障害者雇用に関する「社長からのメッセージ」
(2)取組による効果など
ア.全社的な効果
(ア)同社の障害者雇用への様々な取組が評価され、厚生労働省の「もにす認定」、福島市の「障がい者雇用推進企業認証」などを得ることができ、同社の社会的評価につながっている。そして、そうした企業であることが、障害のある社員やその家族などにも理解され、安心して働くことや集中して業務に取り組めることにつながっている。
(イ)障害のある社員が一生懸命楽しそうに働く姿が、全社員の励みになっている。

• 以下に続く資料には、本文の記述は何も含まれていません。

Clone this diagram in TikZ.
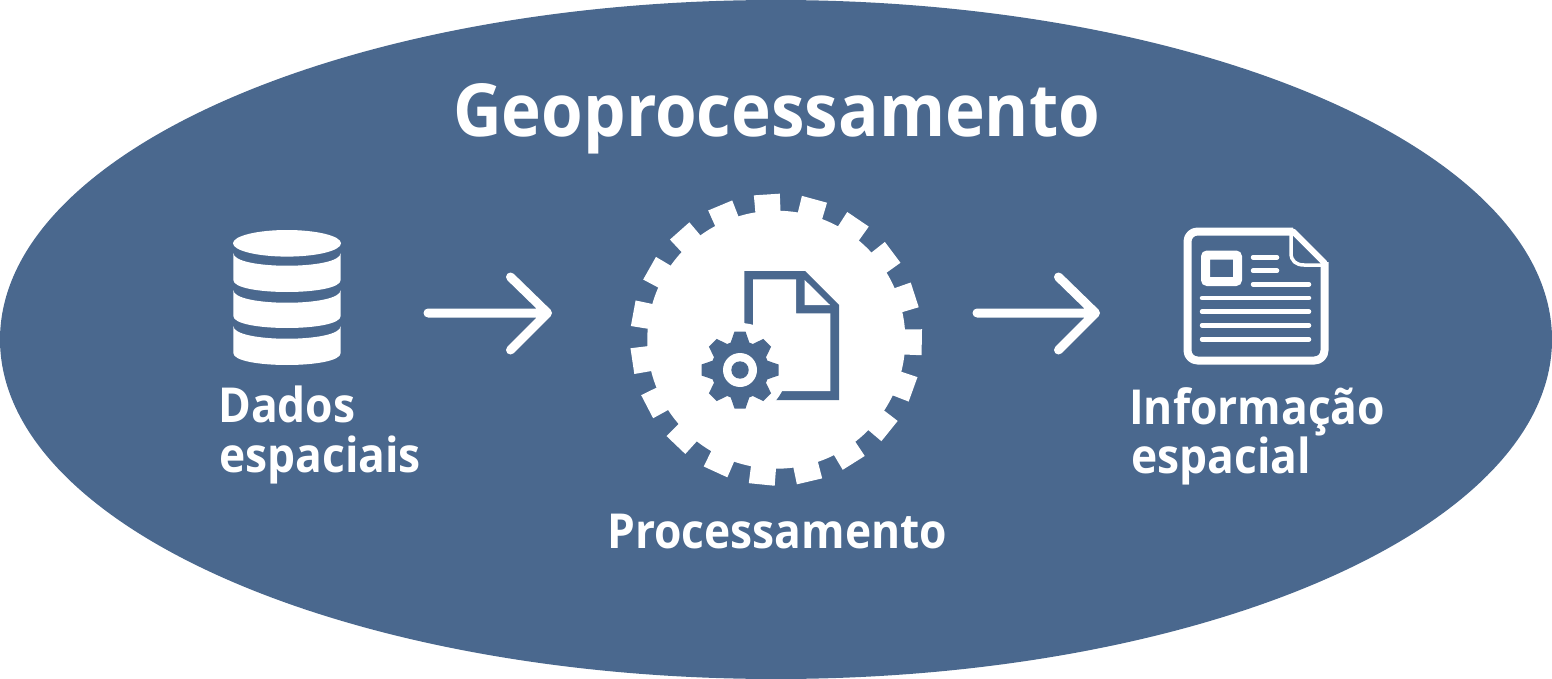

また、お客様にも障害者が働くことへの理解を深めていただく良い機会となっている。
(ウ)障害を理解することで、全社員に他人を思いやる気持ちが育まれ、組織に一体感が生まれている。
(エ)安全に働く仕組みを整えることで、障害の有無に関係なく社員が活躍でき、優秀な人材を確保できることにつながっている。
イ.新たな取組の事例
(ア)知的障害のある社員Dさんが、直接業務では求められていないが、秀でた能力(イラストを描く能力)を持っていたことから、その能力を発揮する機会として、会社の年賀状のイラストやリサイクルボックスのデザインを担当してもらうことになった。通常業務以外に活躍の場が広がることで、本人のモチベーションが高まった。
Dさんの作品
年賀状のイラスト(左)とリサイクルボックスのデザイン(右)。後者は人物画を担当している。
(イ)業務の一部を就労継続支援事業所や就労移行支援事業所などに委託している。委託しているのは以下をはじめとする様々な業務であるが、委託先の状況に合わせて細分化するなどの工夫をしている。同社での直接雇用に加え、業務委託を通じて障害者の就労機会の創出にも取り組んでいる。
委託しているのは以下の業務など。
・ペットボトルや空き缶の分別と圧縮梱包作業
・廃棄カレンダーから金具を取り除く業務
・空き家やゴミ屋敷の片付け作業
・一般家庭の草むしり作業
(3)障害のある社員からのコメント
ア.Aさん
業務は大量に運び込まれてくる古新聞紙の中から紐や茶紙など異物を除去する選別作業を中心に行っています。自分には様々な特性がありますが、入社時に事業所長からその内容を全員に周知してもらったこともあり、同僚からいろんな配慮をしてもらって大変ありがたく感じています。分からないことがあっても丁寧に教えてもらい、説明はメモにしてもらったりしています。日々やりがいを感じており、将来的には重機の操作にも携わってみたいとも思っています。
また、毎月給料日には明細書に添えて社長からお手紙をいただいており、大変嬉しく、励みになっており、この会社で長く続けられるよう頑張りたいと思っています。
イ.Bさん
業務は大量に運ばれてくる回収ペットボトルを、機械で圧縮梱包し出荷準備を行う作業を行っています。人工股関節を装着しているため、当初はうまくできるか、転んで外れないか心配でしたが、やってみると楽しく安全にできています。周りに常に同僚がおり、万が一の時も対応してもらえるので安心して働けます。以前勤めていた会社では障害者に対して心ない言葉を耳にすることもありましたが、今はそのような事が一切なく気持ちよく働くことができ、作業を全部できた時の達成感を味わっています。今の作業をもっと早くできるよう頑張り、長く仕事を続けていきたいと思っています。
私もそうでしたが、障害者が仕事を探す時には、やれるかどうか心配し応募することさえも迷うことがありますが、最初から諦めずにまずはやってみる、その後のことはやってから考えればいいと、この会社に入って感じています。
4. 課題と今後の展望
(1)課題
全拠点に1人以上の障害者を常時雇用するという目標を掲げているが、現時点では達成しておらず、更なる取組が必要となっている。このためにも全社員の障害者雇用への一層の理解と協力が欠かせない。
また、障害のある社員が作業している現場には、多数の運搬車両や重機などが稼働している。現在まで様々な配慮がなされており、大きな事故は生じていないものの、障害の有無に関係なく全社員が今後も安全に安心して働ける環境づくりが求められる。
(2)今後の展望
支援学校や支援施設から要請があれば、実習や会社見学などを受け入れるとともに、障害者雇用関係機関との連携や地域貢献を一層進め、目標である全ての拠点に1名以上の障害者雇用を実現させて、障害者雇用のモデル企業となることを目指している。
そして、取材の最後に社長は、社業のリサイクル事業を展開しながら、地球環境と社員の働きがいを持続させるSDGsに積極的に取り組んでいきたいと考えており、障害者雇用もそのひとつであると語られた。